Determine the Fourier cosine series of the even triangle function represented by Fig. \(\PageIndex{1}\).
Solution
The triangle function depicted in Fig. \(\PageIndex{1}\) is an even function of \(x\) with period \(2\pi\) (i.e., \(L =\pi\)). Its definition on \(0 < x <\pi\) is given by \[f(x)=1-\frac{2x}{\pi}.\nonumber\]
Because \(f(x)\) is even, it can be represented by the Fourier cosine series given by \(\eqref{eq:1}\) and \(\eqref{eq:2}\). The coefficient \(a_0\) is \[\begin{aligned}a_0&=\frac{2}{\pi}\int_0^\pi f(x)dx \\ &=\frac{2}{\pi}\int_0^{\pi}\left(1-\frac{2x}{\pi}\right)dx \\ &=\frac{2}{\pi}\left[x-\frac{x^2}{\pi}\right]_0^\pi \\ &=0.\end{aligned}\]
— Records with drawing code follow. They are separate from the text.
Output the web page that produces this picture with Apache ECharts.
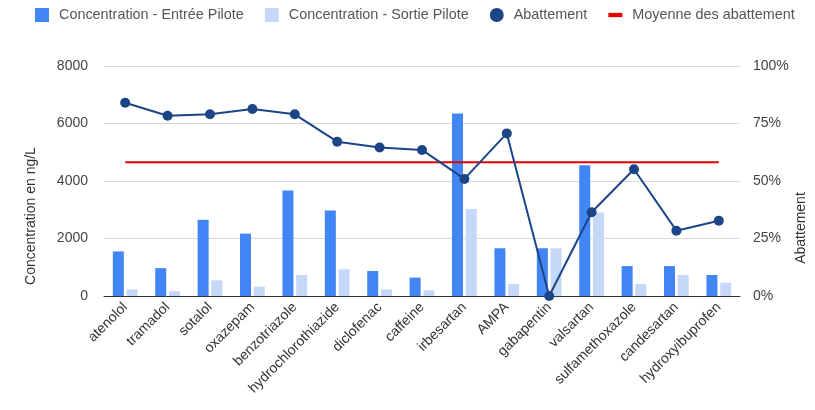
<!DOCTYPE html>
<html>
<head>
<meta charset="utf-8">
<script src="https://cdn.jsdelivr.net/npm/echarts@6/dist/echarts.min.js"></script>
<style>
  html, body { margin: 0; padding: 0; background: #fff; }
  #chart { width: 815px; height: 410px; }
</style>
</head>
<body>
<div id="chart"></div>
<script>
// Substances analysed on the pilot
const categories = ['atenolol', 'tramadol', 'sotalol', 'oxazepam', 'benzotriazole',
  'hydrochlorothiazide', 'diclofenac', 'caffeine', 'irbesartan', 'AMPA', 'gabapentin',
  'valsartan', 'sulfamethoxazole', 'candesartan', 'hydroxyibuprofen'];

// Concentrations in ng/L
const entreePilote = [1550, 970, 2650, 2170, 3670, 2970, 870, 640, 6350, 1660, 1660, 4550, 1040, 1040, 730];
const sortiePilote = [230, 170, 545, 325, 730, 930, 230, 200, 3030, 420, 1660, 2910, 420, 730, 460];

// Removal rate in %
const abattement = [84.0, 78.4, 79.0, 81.3, 79.0, 67.1, 64.6, 63.5, 50.9, 70.7, 0, 36.4, 55.1, 28.4, 32.7];
const moyenneAbattement = [58.1, 58.1, 58.1, 58.1, 58.1, 58.1, 58.1, 58.1, 58.1, 58.1, 58.1, 58.1, 58.1, 58.1, 58.1];

// Axis ticks
const concentrationTicks = { min: 0, max: 8000, interval: 2000 };
const pourcentTicks = { min: 0, max: 100, interval: 25 };

const FONT = "'Liberation Sans', Arial, sans-serif";

const chart = echarts.init(document.getElementById('chart'), null, { renderer: 'canvas' });

chart.setOption({
  animation: false,
  textStyle: { fontFamily: FONT },
  legend: {
    left: 35,
    top: 8,
    padding: 0,
    itemWidth: 14,
    itemHeight: 14,
    itemGap: 21,
    textStyle: { fontFamily: FONT, fontSize: 14.4, color: '#555', padding: [0, 0, 0, 5] },
    data: [
      { name: 'Concentration - Entrée Pilote', icon: 'rect' },
      { name: 'Concentration - Sortie Pilote', icon: 'rect' },
      { name: 'Abattement', icon: 'circle' },
      { name: 'Moyenne des abattement', icon: 'path://M0,0 H13 V4 H0 Z' }
    ]
  },
  grid: { left: 104, right: 75, top: 66, bottom: 114, outerBoundsMode: 'none', containLabel: false },
  xAxis: {
    type: 'category',
    data: categories,
    axisTick: { show: false },
    axisLine: { lineStyle: { color: '#333', width: 1 } },
    axisLabel: {
      rotate: 45,
      margin: 9,
      interval: 0,
      fontFamily: FONT,
      fontSize: 14,
      color: '#333'
    }
  },
  yAxis: [
    {
      type: 'value',
      min: concentrationTicks.min,
      max: concentrationTicks.max,
      interval: concentrationTicks.interval,
      axisLine: { show: false },
      axisTick: { show: false },
      splitLine: { lineStyle: { color: '#d9d9d9' } },
      axisLabel: {
        margin: 16, fontFamily: FONT, fontSize: 14, color: '#444',
        formatter: (v) => String(v)
      }
    },
    {
      type: 'value',
      min: pourcentTicks.min,
      max: pourcentTicks.max,
      interval: pourcentTicks.interval,
      axisLine: { show: false },
      axisTick: { show: false },
      splitLine: { show: false },
      axisLabel: {
        margin: 13, fontFamily: FONT, fontSize: 14, color: '#444',
        formatter: (v) => v + '%'
      }
    }
  ],
  graphic: [
    {
      type: 'text',
      x: 31, y: 216, rotation: Math.PI / 2,
      style: {
        text: 'Concentration en ng/L', fontFamily: FONT, fontSize: 14, fill: '#333',
        align: 'center', verticalAlign: 'middle'
      }
    },
    {
      type: 'text',
      x: 801, y: 228, rotation: Math.PI / 2,
      style: {
        text: 'Abattement', fontFamily: FONT, fontSize: 14, fill: '#333',
        align: 'center', verticalAlign: 'middle'
      }
    }
  ],
  series: [
    {
      name: 'Concentration - Entrée Pilote',
      type: 'bar',
      yAxisIndex: 0,
      data: entreePilote,
      barWidth: 11,
      barGap: '25%',
      itemStyle: { color: '#4285f4' }
    },
    {
      name: 'Concentration - Sortie Pilote',
      type: 'bar',
      yAxisIndex: 0,
      data: sortiePilote,
      barWidth: 11,
      itemStyle: { color: '#c6d8f7' }
    },
    {
      name: 'Moyenne des abattement',
      type: 'line',
      yAxisIndex: 1,
      data: moyenneAbattement,
      symbol: 'none',
      lineStyle: { color: '#e60000', width: 2 },
      itemStyle: { color: '#e60000' },
      z: 3
    },
    {
      name: 'Abattement',
      type: 'line',
      yAxisIndex: 1,
      data: abattement,
      symbol: 'circle',
      symbolSize: 10,
      lineStyle: { color: '#1c4587', width: 2 },
      itemStyle: { color: '#1c4587' },
      z: 4
    }
  ]
});
</script>
</body>
</html>
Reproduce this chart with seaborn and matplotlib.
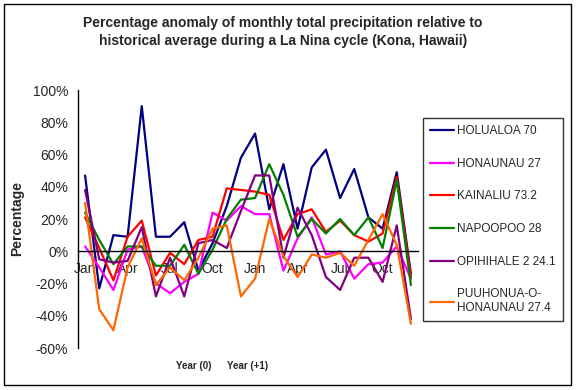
import numpy as np
import pandas as pd
import matplotlib
matplotlib.use('Agg')
import matplotlib.pyplot as plt
from matplotlib.patches import Rectangle
import seaborn as sns

# Monthly anomaly values (%), Jan of year 0 through Dec of year +1
months = ['Jan', 'Feb', 'Mar', 'Apr', 'May', 'Jun', 'Jul', 'Aug', 'Sep', 'Oct', 'Nov', 'Dec'] * 2
holualoa = [47, -23, 10, 9, 90, 9, 9, 18, -12, 5, 28, 58, 73, 26, 54, 14, 52, 63, 33, 51, 21, 14, 49, -14]
honaunau = [3, -10, -24, 1, 3, -20, -26, -19, -14, 24, 19, 28, 23, 23, -12, 8, 21, -2, 0, -17, -8, -7, 3, -17]
kainaliu = [21, 2, -18, 9, 19, -15, -1, -8, 7, 9, 39, 38, 37, 35, 7, 23, 26, 12, 19, 10, 6, 11, 46, -16]
napoopoo = [24, 7, -8, 3, 3, -9, -9, 4, -14, 1, 20, 32, 33, 54, 35, 9, 20, 11, 20, 10, 21, 2, 44, -21]
opihihale = [38, -5, -7, -6, 15, -28, -4, -28, 5, 7, 2, 25, 47, 47, -4, 27, 10, -16, -24, -4, -4, -19, 16, -42]
puuhonua = [30, -36, -49, -10, 8, -21, -10, -18, -4, 14, 16, -28, -17, 20, -3, -16, -2, -4, -1, -9, 7, 23, 4, -45]

station_names = ['HOLUALOA 70', 'HONAUNAU 27', 'KAINALIU 73.2', 'NAPOOPOO 28',
                 'OPIHIHALE 2 24.1', 'PUUHONUA-O-\nHONAUNAU 27.4']
station_values = [holualoa, honaunau, kainaliu, napoopoo, opihihale, puuhonua]
colors = ['#000080', '#FF00FF', '#FF0000', '#008000', '#800080', '#FF6600']

# long-form table for seaborn
rows = []
for name, vals in zip(station_names, station_values):
    for i, v in enumerate(vals):
        rows.append({'idx': i, 'month': months[i], 'station': name, 'anomaly': v})
df = pd.DataFrame(rows)

sns.set_style('white')
plt.rcParams['font.family'] = ['Liberation Sans', 'DejaVu Sans']

fig = plt.figure(figsize=(5.77, 3.90), dpi=100)
ax = fig.add_axes([78 / 577, 1 - 348 / 390, 340 / 577, 258 / 390])

sns.lineplot(data=df, x='idx', y='anomaly', hue='station', hue_order=station_names,
             palette=colors, linewidth=1.6, sort=False, ax=ax)

ax.set_xlim(-0.5, 23.5)
ax.set_ylim(-60, 100)
ax.set_yticks(np.arange(-60, 101, 20))
ax.set_yticklabels([f'{v}%' for v in range(-60, 101, 20)], fontsize=10)

# category boundaries get tick marks, labels sit on every third month
ax.set_xticks(np.arange(-0.5, 24, 1))
ax.set_xticklabels([])
ax.set_xticks(np.arange(0, 24, 3), minor=True)
ax.set_xticklabels([months[i] for i in range(0, 24, 3)], minor=True, fontsize=10)
ax.tick_params(axis='x', which='major', direction='out', length=4, width=1, color='black')
ax.tick_params(axis='x', which='minor', length=0, pad=8)
ax.tick_params(axis='y', direction='out', length=4, width=1, color='black', pad=3)

for s in ['top', 'right']:
    ax.spines[s].set_visible(False)
ax.spines['bottom'].set_position(('data', 0))
ax.spines['bottom'].set_color('black')
ax.spines['left'].set_color('black')
ax.spines['bottom'].set_linewidth(1)
ax.spines['left'].set_linewidth(1)

ax.set_xlabel('')
ax.set_ylabel('Percentage', fontsize=10, fontweight='bold', labelpad=6)

fig.text(0.49, 1 - 16 / 390, 'Percentage anomaly of monthly total precipitation relative to\n'
         'historical average during a La Nina cycle (Kona, Hawaii)',
         ha='center', va='top', fontsize=10, fontweight='bold', linespacing=1.4)
fig.text(194 / 577, 1 - 366 / 390, 'Year (0)', ha='center', va='center', fontsize=7, fontweight='bold')
fig.text(248 / 577, 1 - 366 / 390, 'Year (+1)', ha='center', va='center', fontsize=7, fontweight='bold')

handles, labels = ax.get_legend_handles_labels()
leg = ax.legend(handles, labels, loc='upper left', bbox_to_anchor=(423 / 577, 1 - 118 / 390),
                bbox_transform=fig.transFigure, fontsize=8.5, frameon=True, fancybox=False,
                edgecolor='black', handlelength=2.0, handletextpad=0.3, labelspacing=1.75,
                borderpad=0.6, borderaxespad=0)
leg.get_frame().set_linewidth(1)

fig.patches.append(Rectangle((4 / 577, 5 / 390), 567 / 577, 381 / 390, transform=fig.transFigure,
                             fill=False, edgecolor='black', linewidth=1))

fig.savefig('out.png', dpi=100)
Note that \(a_0/2\) is the average value of \(f(x)\) over one period, and it is obvious from Fig. \(\PageIndex{1}\) that this value is zero. The coefficients for \(n > 0\) are \[\begin{aligned}a_n&=\frac{2}{\pi}\int_0^\pi f(x)\cos (nx)dx \\ &=\frac{2}{\pi}\int_0^\pi \left(1-\frac{2x}{\pi}\right)\cos (nx)dx \\ &=\frac{2}{\pi}\int_0^\pi \cos (nx)dx-\frac{4}{\pi^2}\int_0^\pi x\cos (nx)dx \\ &=\frac{2}{n\pi}\sin (nx)]_0^\pi -\frac{4}{\pi^2}\left\{\left[\frac{x}{n}\sin (nx)\right]_0^\pi -\frac{1}{n}\int_0^\pi \sin (nx)dx\right\} \\ &=\frac{4}{n\pi^2}\int_0^\pi \sin (nx)dx \\ &=-\frac{4}{n^2\pi^2}\cos (nx)]_0^\pi \\ &=\frac{4}{n^2\pi ^2}(1-\cos (n\pi )).\end{aligned}\]
Since \[\cos (n\pi )=\left\{\begin{array}{rl}-1,& \text{if }n\text{ odd;} \\ 1,&\text{if }n\text{ even;}\end{array}\right.\nonumber\] we have \[a_n=\left\{\begin{array}{rl}8/(n^2\pi^2),&\text{if }n\text{ odd;} \\ 0,&\text{if }n\text{ even.}\end{array}\right.\nonumber\]
The Fourier cosine series for the triangle function is therefore given by \[f(x)=\frac{8}{\pi^2}\left(\cos x+\frac{\cos 3x}{3^2}+\frac{\cos 5x}{5^2}+\cdots\right).\nonumber\]
Convergence of this series is rapid. As an interesting aside, evaluation of this series at \(x = 0\), using \(f(0) = 1\), yields an infinite series for \(\pi^2/8\): \[\frac{\pi^2}{8}=1+\frac{1}{3^2}+\frac{1}{5^2}+\cdots\nonumber\]
With Fourier series now included in our applied mathematics toolbox, we are ready to solve the diffusion and wave equations in bounded domains.